Easier way to solve equation systems of $a+b+c+\cdots{}= 1$, $a^2 + b^2 + c^2+\cdots{}=2$ and so on without having to crunch massive expressions I study at below college level. I have been trying to solve certain systems of equations involving $n$ equations of $n$ unknowns. For example, for $2$ unknowns, the problem is
\begin{align} 
a^{\phantom{1}} + b^{\phantom{1}} &= 1 \\ 
a^2 + b^2 &= 2 \\ 
a^3 + b^3 &={} ?
\end{align}
This can be solved with elementary algebra and/or WolframAlpha. You can generalize this to more unknowns:
\begin{align} 
a^{\phantom{1}} + b^{\phantom{1}} + c^{\phantom{1}} &= 1 \\ 
a^2 + b^2 + c^2 &= 2 \\ 
a^3 + b^3 + c^3 &= 3 \\ 
a^4 + b^4 + c^4 &={} ? 
\end{align}
with the same restraint: $n$ unknowns, $n$ equations, in each equation the powers of each variable is the same, and the pattern is clear.
Now, I, off of only the first $3$ cases (including the trivial case $a = 1$, find $a^2$) made a conjecture about the result (the missing value of the final expression). Since this is such a random guess at the value, and so many functions could meet just the first few data points, I want to solve the version with $4$ unknowns, just to see whether the conjecture's true.
However, this is very difficult. The expansions quickly get out of hand and not even WolframAlpha can do it. I want a way to at least get the solving process under control. Usually, one'd generate equations and use those to solve for things like $a \cdot b^3$, but here the issue is that just setting up the equations is a task too difficult. Is there a way to elegantly solve the system? I don't mind trading in time for maybe some more difficult math.
 A: Actually, Mathematica can solve your equations. The
code
x/.Solve[{a+b+c==1, a^2+b^2+c^2==2, a^3+b^3+c^3==3,
     a^4+b^4+c^4==x},{a,b,c,x}] //InputForm

returns the result $\,x=25/6\,$ with
{25/6, 25/6, 25/6, 25/6, 25/6, 25/6}

The key idea for an elegant solution is to use Newton's identities. As Wikipedia states

In mathematics, Newton's identities, also known as the Girard–Newton formulae, give relations between two types of symmetric polynomials, namely between power sums and elementary symmetric polynomials.

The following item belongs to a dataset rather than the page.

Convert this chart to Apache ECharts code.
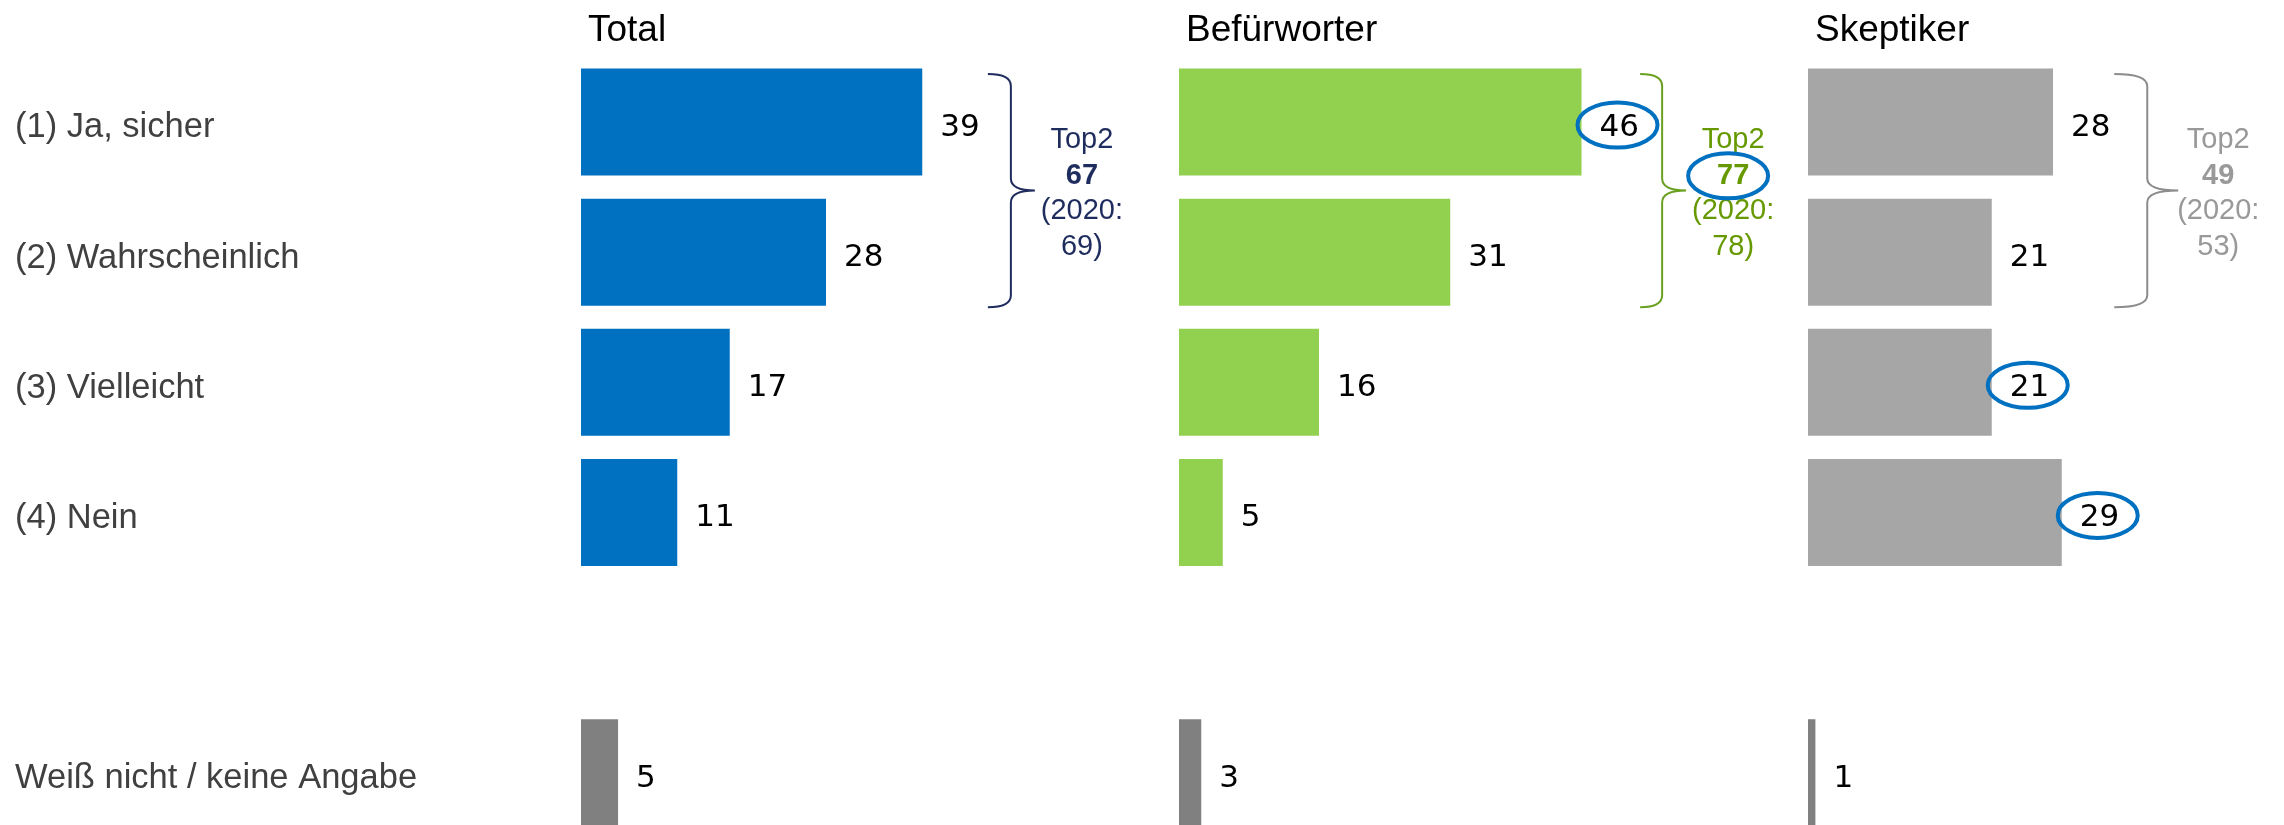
<!DOCTYPE html>
<html>
<head>
<meta charset="utf-8">
<script src="https://cdn.jsdelivr.net/npm/echarts@6/dist/echarts.min.js"></script>
<style>
  html, body { margin: 0; padding: 0; background: #fff; }
  #chart { width: 2284px; height: 825px; }
</style>
</head>
<body>
<div id="chart"></div>
<script>
// answers (rows), row 5 is a spacer before "don't know"
const categories = ['(1) Ja, sicher', '(2) Wahrscheinlich', '(3) Vielleicht', '(4) Nein', '', 'Weiß nicht / keine Angabe']
const groups = ['Total', 'Befürworter', 'Skeptiker']

const totalValues = [39, 28, 17, 11]
const befuerworterValues = [46, 31, 16, 5]
const skeptikerValues = [28, 21, 21, 29]
const dontKnowValues = [5, 3, 1]

const top2Values = [67, 77, 49]
const top2Prev = [69, 78, 53]
const prevYear = '2020'

// highlighted values (row indices per group) and highlighted top2
const circledBars = [[], [0], [2, 3]]
const circledTop2 = [false, true, false]

const panelValues = [totalValues, befuerworterValues, skeptikerValues]

// layout
const gridLeft = [581, 1179, 1808]
const gridWidth = 437.5
const valueMax = 50
const dontKnowMax = 59
const barHeight = 107
const barColors = ['#0070C0', '#92D050', '#A6A6A6']
const dontKnowColor = '#808080'
const noteColors = ['#1F2D5E', '#669900', '#999999']
const braceColors = ['#1F2D5E', '#6AA121', '#8C8C8C']
const braceX = [46.5, 52.7, 35] // value-axis position of the brace hooks
const braceArm = [23, 22, 33]
const braceTip = [24, 24, 31]
const sansFont = '"Liberation Sans", Arial, sans-serif'
const valueFont = '"DejaVu Sans", Verdana, sans-serif'
const labelDrop = 6

const chart = echarts.init(document.getElementById('chart'))

const valueLabel = {
  show: true,
  position: 'right',
  distance: 18,
  offset: [0, labelDrop],
  fontFamily: valueFont,
  fontSize: 31,
  color: '#000',
  formatter: (p) => (p.value == null ? '' : p.value),
}

function braceRenderer(p) {
  return function (params, api) {
    const c0 = api.coord([braceX[p], 0])
    const c1 = api.coord([braceX[p], 1])
    const yTop = c0[1] - barHeight / 2 + 5.5
    const yBot = c1[1] + barHeight / 2 + 1.5
    const yMid = (yTop + yBot) / 2
    const x0 = c0[0]
    const xs = x0 + braceArm[p]
    const xt = xs + braceTip[p]
    const r = 12
    const d = `M${x0},${yTop} Q${xs},${yTop} ${xs},${yTop + r} L${xs},${yMid - r} ` +
      `Q${xs},${yMid} ${xt},${yMid} Q${xs},${yMid} ${xs},${yMid + r} ` +
      `L${xs},${yBot - r} Q${xs},${yBot} ${x0},${yBot}`

    const children = [{
      type: 'path',
      shape: { pathData: d },
      style: { fill: 'none', stroke: braceColors[p], lineWidth: 2 },
    }]

    const tx = xs + 71
    const ty = yMid + 3
    const lines = ['Top2', String(top2Values[p]), '(' + prevYear + ':', top2Prev[p] + ')']
    const lineGap = 35.5
    lines.forEach((t, i) => {
      children.push({
        type: 'text',
        style: {
          text: t,
          x: tx,
          y: ty + (i - 1.5) * lineGap,
          align: 'center',
          verticalAlign: 'middle',
          fill: noteColors[p],
          font: (i === 1 ? 'bold ' : '') + '29px ' + sansFont,
        },
      })
    })

    const ring = { fill: 'none', stroke: '#0070C0', lineWidth: 4 }
    if (circledTop2[p]) {
      children.push({
        type: 'ellipse',
        shape: { cx: tx - 5, cy: ty - 0.5 * lineGap, rx: 40, ry: 22.5 },
        style: ring,
      })
    }
    circledBars[p].forEach((i) => {
      const pt = api.coord([panelValues[p][i], i])
      children.push({
        type: 'ellipse',
        shape: { cx: pt[0] + 36, cy: pt[1] + 3, rx: 40, ry: 22.5 },
        style: ring,
      })
    })

    return { type: 'group', children }
  }
}

const grid = []
const xAxis = []
const yAxis = []
const series = []
const title = []

groups.forEach((g, p) => {
  grid.push({
    left: gridLeft[p],
    top: 56.9,
    width: gridWidth,
    height: 780.9,
    containLabel: false,
    outerBoundsMode: 'none',
  })
  xAxis.push({ gridIndex: p, type: 'value', min: 0, max: valueMax, show: false })
  xAxis.push({ gridIndex: p, type: 'value', min: 0, max: dontKnowMax, show: false, position: 'top' })
  yAxis.push({
    gridIndex: p,
    type: 'category',
    data: categories,
    inverse: true,
    axisLine: { show: false },
    axisTick: { show: false },
    splitLine: { show: false },
    axisLabel: {
      show: p === 0,
      align: 'left',
      verticalAlign: 'top',
      lineHeight: 2 * labelDrop,
      margin: gridLeft[0] - 15,
      fontFamily: sansFont,
      fontSize: 34.5,
      color: '#404040',
    },
  })
  title.push({
    text: g,
    left: gridLeft[p] + 7,
    top: 12,
    padding: 0,
    textStyle: { fontFamily: sansFont, fontSize: 37, fontWeight: 'normal', color: '#000' },
  })

  series.push({
    type: 'bar',
    xAxisIndex: 2 * p,
    yAxisIndex: p,
    data: panelValues[p].concat([null, null]),
    barWidth: barHeight,
    barGap: '-100%',
    itemStyle: { color: barColors[p] },
    label: valueLabel,
    silent: true,
  })
  series.push({
    type: 'bar',
    xAxisIndex: 2 * p + 1,
    yAxisIndex: p,
    data: [null, null, null, null, null, dontKnowValues[p]],
    barWidth: barHeight,
    barGap: '-100%',
    itemStyle: { color: dontKnowColor },
    label: valueLabel,
    silent: true,
  })
  series.push({
    type: 'custom',
    xAxisIndex: 2 * p,
    yAxisIndex: p,
    data: [[braceX[p], 0]],
    renderItem: braceRenderer(p),
    silent: true,
    z: 5,
  })
})

chart.setOption({
  animation: false,
  backgroundColor: '#fff',
  title,
  grid,
  xAxis,
  yAxis,
  series,
})
</script>
</body>
</html>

Thus, we are given the power symmetric polynomials
$$ p_1 = a+b+c = 1,\\ p_2 = a^2+b^2+c^2 = 2,\\
p_3 = a^3+b^3+c^3 = 3. $$
Use Newton's identities to find the elementary symmetric polynomials to get
$$ e_1 = p_1 = 1, \\
e_2 = (p_1^2-p_2)/2 = -\frac12, \\
e_3 = \left(\frac12 p_1^2 - \frac32 p_1p_2 + p_3\right)/3 = \frac16. $$
There is a recursion for the $\,p_i\,$ given by
$$ p_{i+3} = p_{i+2}e_1 -p_{i+1}e_2 +p_{i}e_3. $$
Apply this for $\,i=1\,$ gives the result
$$ p_4 = p_3\cdot(1) -p_2\cdot(-1/2) +p_1\cdot(1/6) = \frac{25}6. $$

You need to use the relation between the
first $\,n\,$ elementary symmetric functions and the
first $\,n\,$ power symmetric functions to solve for
$\,p_{n+1}\,$ given $\,p_1,p_2,\dots,p_n.\,$ All of
the formulas generalize.
However, in the special case were $\,p_i=i\,$ for
$\,i=1,\dots,n\,$ the answer is already given in the
OEIS sequence A094094

Define x[1]...x[n] by the equations Sum_{j=1..n} x[j]^i = i, i=1..n; a(n) = n! * Sum_{j=1..n} x[j]^(n+1).

The entry gives an exponential generating function

E.g.f.: (1-exp(x/(x-1)))/(1-x)^2.

and also closed form formulas and summations

a(n) = n!*(n+1-LaguerreL(n,1,1)) = Sum_{k=1..n} (-1)^(k+1)*n!/k!*binomial(n+1,k+1).